Monday, May 5, 2003 07:46 a.m.
Campaign Finance Reform
James, who is about to unseat me as the internet's "most creative" speller, brings up the McCain-Feingold Campaign Finance reform initiative that was struck down in federal court last week. "A noble end they forwarded, reducing the amount of corruption in politics, but as is often the case, a politician's reasoning on how to acheive a certain end was flawed."
Monday, May 5, 2003 07:21 a.m.
Orwell, Orweillian
The Guardian printed part of Thomas Pynchon's introduction to the new edition of Orwell's 1984.

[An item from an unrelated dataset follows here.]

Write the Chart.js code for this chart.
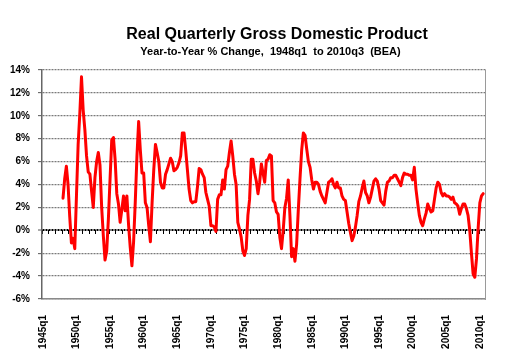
<!DOCTYPE html>
<html>
<head>
<meta charset="utf-8">
<script src="https://cdn.jsdelivr.net/npm/chart.js@4.4.1/dist/chart.umd.min.js"></script>
<style>
html,body{margin:0;padding:0;background:#fff;}
#wrap{position:relative;width:508px;height:357px;overflow:hidden;background:#fff;}
#title{position:absolute;left:0;top:26px;width:554px;text-align:center;font:bold 16px "Liberation Sans",Arial,sans-serif;line-height:16px;color:#000;white-space:nowrap;}
#subtitle{position:absolute;left:0;top:46px;width:541px;text-align:center;font:bold 11px "Liberation Sans",Arial,sans-serif;line-height:11px;color:#000;white-space:pre;}
canvas{position:absolute;left:0;top:0;}
</style>
</head>
<body>
<div id="wrap">
<canvas id="c" width="508" height="357"></canvas>
<div id="title">Real Quarterly Gross Domestic Product</div>
<div id="subtitle">Year-to-Year % Change,  1948q1  to 2010q3  (BEA)</div>
</div>
<script>
// ---- data (year-over-year % change of real GDP, quarterly, 1948q1..2010q3) ----
const firstYear = 1945;
const lastYear = 2010;
const seriesStart = '1948q1';
const gdp1940s = [2.8, 4.5, 5.6, 4.0,  1.2, -1.1, -0.7, -1.6];
const gdp1950s = [3.0, 7.5, 10.2, 13.4,  10.5, 8.8, 6.5, 5.1,  4.9, 3.4, 2.0, 4.6,  6.0, 6.8, 5.7, 2.0,
                  -0.5, -2.6, -1.8, 1.0,  4.5, 7.9, 8.1, 6.2,  3.2, 2.3, 0.7, 1.8,  3.0, 1.7, 3.0, 0.5,
                  -1.5, -3.1, -1.0, 2.5,  6.5, 9.5, 7.0, 5.0];
const gdp1960s = [5.0, 2.4, 2.0, 0.4,  -1.0, 2.4, 5.3, 7.5,  6.8, 6.0, 4.2, 3.7,  3.7, 4.9, 5.3, 5.8,
                  6.3, 6.0, 5.2, 5.3,  5.5, 5.9, 6.5, 8.5,  8.5, 7.0, 5.3, 3.6,  2.6, 2.4, 2.5, 2.5,
                  3.8, 5.4, 5.3, 4.9,  4.6, 3.3, 2.7, 2.1];
const gdp1970s = [0.4, 0.4, 0.3, -0.1,  2.7, 3.1, 3.1, 4.4,  3.6, 5.3, 5.6, 6.8,  7.8, 6.5, 4.9, 4.0,
                  0.7, 0.1, -0.6, -1.8,  -2.2, -1.6, 1.3, 2.7,  6.2, 6.2, 5.0, 4.3,  3.2, 4.2, 5.8, 5.0,
                  4.2, 6.1, 6.2, 6.6,  6.5, 2.6, 2.4, 1.6];
const gdp1980s = [1.4, -0.6, -1.6, 0.0,  2.0, 2.8, 4.4, 1.3,  -2.3, -1.6, -2.7, -1.2,  1.8, 4.5, 7.0, 8.5,
                  8.3, 7.1, 6.0, 5.5,  4.4, 3.6, 4.2, 4.2,  4.0, 3.4, 3.0, 2.7,  2.4, 3.3, 4.2, 4.3,
                  4.5, 4.0, 3.7, 4.2,  3.7, 3.7, 3.0, 2.7];
const gdp1990s = [2.6, 1.6, 0.6, -0.2,  -0.9, -0.5, 0.3, 1.3,  2.5, 3.0, 3.7, 4.3,  3.3, 3.0, 2.4, 2.9,
                  3.6, 4.3, 4.5, 4.3,  3.6, 2.6, 2.4, 2.2,  3.4, 4.2, 4.3, 4.6,  4.6, 4.8, 4.8, 4.5,
                  4.2, 3.9, 4.6, 5.0,  4.9, 4.9, 4.8, 4.8];
const gdp2000s = [4.4, 5.5, 3.6, 2.4,  1.3, 0.7, 0.4, 1.0,  1.5, 2.3, 1.9, 1.6,  1.7, 2.7, 3.7, 4.2,
                  4.0, 3.3, 3.0, 3.2,  3.0, 3.0, 2.9, 2.7,  2.9, 2.4, 2.3, 2.1,  1.4, 1.9, 2.3, 2.3,
                  1.9, 1.3, 0.0, -2.0,  -3.8, -4.1, -2.5, 0.2];
const gdp2010s = [2.4, 3.0, 3.2];
const tickLabels = ['1945q1','1950q1','1955q1','1960q1','1965q1','1970q1','1975q1',
                    '1980q1','1985q1','1990q1','1995q1','2000q1','2005q1','2010q1'];

// ---- build category list and aligned series ----
const quarters = [];
for (let y = firstYear; y <= lastYear; y++) for (let q = 1; q <= 4; q++) quarters.push(y + 'q' + q);
const gdpYoY = [].concat(gdp1940s, gdp1950s, gdp1960s, gdp1970s, gdp1980s, gdp1990s, gdp2000s, gdp2010s);
const startIdx = quarters.indexOf(seriesStart);
const series = quarters.map((_, i) => {
  const k = i - startIdx;
  return (k >= 0 && k < gdpYoY.length) ? gdpYoY[k] : null;
});

const FONT = '"Liberation Sans", Arial, sans-serif';

new Chart(document.getElementById('c'), {
  type: 'line',
  data: {
    labels: quarters,
    datasets: [{
      data: series,
      xAxisID: 'x',
      yAxisID: 'y',
      borderColor: '#ff0000',
      borderWidth: 3,
      pointRadius: 0,
      tension: 0,
      borderJoinStyle: 'round',
      borderCapStyle: 'round',
      spanGaps: false
    }]
  },
  options: {
    responsive: false,
    animation: false,
    devicePixelRatio: 1,
    layout: { padding: { top: 70, right: 12, left: 0, bottom: 0 } },
    plugins: { legend: { display: false }, tooltip: { enabled: false }, title: { display: false } },
    scales: {
      x: {
        type: 'category',
        position: 'bottom',
        offset: true,
        grid: { display: false, drawTicks: false },
        border: { display: true, color: '#8a8a8a', width: 1.5 },
        ticks: {
          autoSkip: false,
          minRotation: 90,
          maxRotation: 90,
          padding: 16,
          color: '#000',
          font: { family: FONT, size: 10, weight: 'bold' },
          callback: function (v) {
            const l = this.getLabelForValue(v);
            return tickLabels.includes(l) ? l : null;
          }
        },
        afterFit: s => { s.height = 58; }
      },
      x0: {
        type: 'category',
        labels: quarters,
        position: { y: 0 },
        offset: true,
        grid: {
          drawOnChartArea: false,
          drawTicks: true,
          offset: true,
          tickLength: 4,
          tickWidth: 1,
          tickColor: ctx => (ctx.index % 4 === 0 ? '#000' : 'rgba(0,0,0,0)')
        },
        border: { display: false },
        ticks: { display: false, autoSkip: false }
      },
      y: {
        type: 'linear',
        position: 'left',
        min: -6,
        max: 14,
        grid: {
          color: ctx => (ctx.tick && ctx.tick.value === 0 ? '#000' : '#7a7a7a'),
          lineWidth: ctx => (ctx.tick && ctx.tick.value === 0 ? 2 : 1.3),
          drawTicks: true,
          tickLength: 4,
          tickColor: '#555',
          tickWidth: 1
        },
        border: { display: true, color: '#666', width: 1.5, dash: [2, 1] },
        ticks: {
          stepSize: 2,
          padding: 8,
          color: '#000',
          font: { family: FONT, size: 10, weight: 'bold' },
          callback: v => v + '%'
        },
        afterFit: s => { s.width = 42; }
      },
      yR: {
        type: 'linear',
        position: 'right',
        min: -6,
        max: 14,
        grid: { drawOnChartArea: false, drawTicks: false },
        border: { display: true, color: '#9a9a9a', width: 1 },
        ticks: { display: false },
        afterFit: s => { s.width = 0; }
      }
    }
  }
});
</script>
</body>
</html>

There is a game some critics like to play in which one makes lists of what Orwell did and didn't "get right". Looking around us at the present moment in the US, for example, we note the popularity of helicopters as a resource of "law enforcement," familiar to us from countless televised "crime dramas," themselves forms of social control - and for that matter at the ubiquity of television itself. The two-way telescreen bears a close enough resemblance to flat plasma screens linked to "interactive" cable systems, circa 2003. News is whatever the government says it is, surveillance of ordinary citizens has entered the mainstream of police activity, reasonable search and seizure is a joke. And so forth. "Wow, the government has turned into Big Brother, just like Orwell predicted! Something, huh?" "Orwellian, dude!"
Monday, May 5, 2003 07:07 a.m.
Smoked Out
New York commands the world's attention, as per usual, but Boston too passed a smoking ban that went into effect midnight last night. The Boston ban does not extend to neighboring towns meaning we can expect an interesting neighborhood redistricting in coming months. As if MIT and Harvard need anything more to boast about, the Davis and Central Square bar scene in Cambridge will likely gain as Boston proper loses business. It's a shame because around the financial district/ waterfront-area are bars that were established a hundred years ago and could still attract cool crowds. Then again, now that smoking is banned everyone's going to quit, right?